In this post, I will explore the start-up sequence of the streaming replication to understand how those processes are started and how the connection between them is established.
In Streaming Replication, three kinds of processes work cooperatively. A walsender process on the primary server sends WAL data to standby server; and then, a walreceiver and a startup processes on standby server receives and replays these data. A walsender and a walreceiver communicate using a single TCP connection.
Figure 1 shows the startup sequence diagram of streaming replication:
Figure 1: SR startup sequence

- Start primary and standby servers.
- The standby server starts a startup process.
- The standby server starts a walreceiver process.
- The walreceiver sends a connection request to the primary server. If the primary server is not running, the walreceiver sends these requests periodically.
- When the primary server receives a connection request, it starts a walsender process and a TCP connection is established between the walsender and walreceiver.
- The walreceiver sends the latest LSN of standby’s database cluster. In general, this phase is known as handshaking in the field of information technology.
- If the standby’s latest LSN is less than the primary’s latest LSN (Standby’s LSN < Primary’s LSN), the walsender sends WAL data from the former LSN to the latter LSN. Such WAL data are provided by WAL segments stored in the primary’s pg_xlog subdirectory. Then, the standby server replays the received WAL data. In this phase, the standby catches up with the primary, so it is called catch-up.

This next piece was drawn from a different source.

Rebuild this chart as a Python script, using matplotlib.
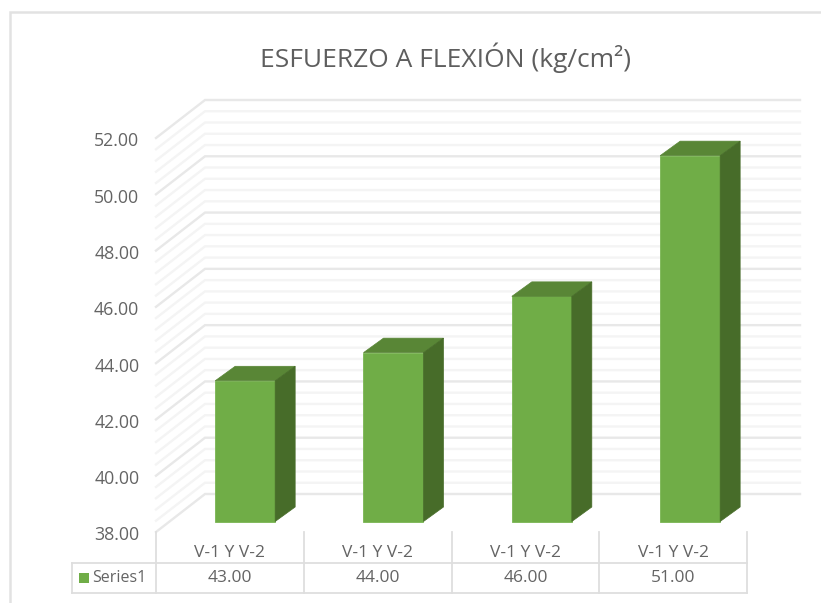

- Streaming Replication begins to work.
In version 9.3 or earlier, if the primary’s WAL segments required by the standby server have already been recycled, the standby cannot catch up with the primary server. There is no reliable solution for this problem, but only to set a large value to the configuration parameter wal_keep_segments to reduce the possibility of the occurrence. It’s a stopgap solution.
In version 9.4 or later, this problem can be prevented by using replication slot. The replication slot is a feature that expands the flexibility of the WAL data sending, mainly for the logical replication, which also provides the solution to this problem – the WAL segment files which contain unsent data under the pg_xlog can be kept in the replication slot by pausing recycling process. Refer the official document for detail.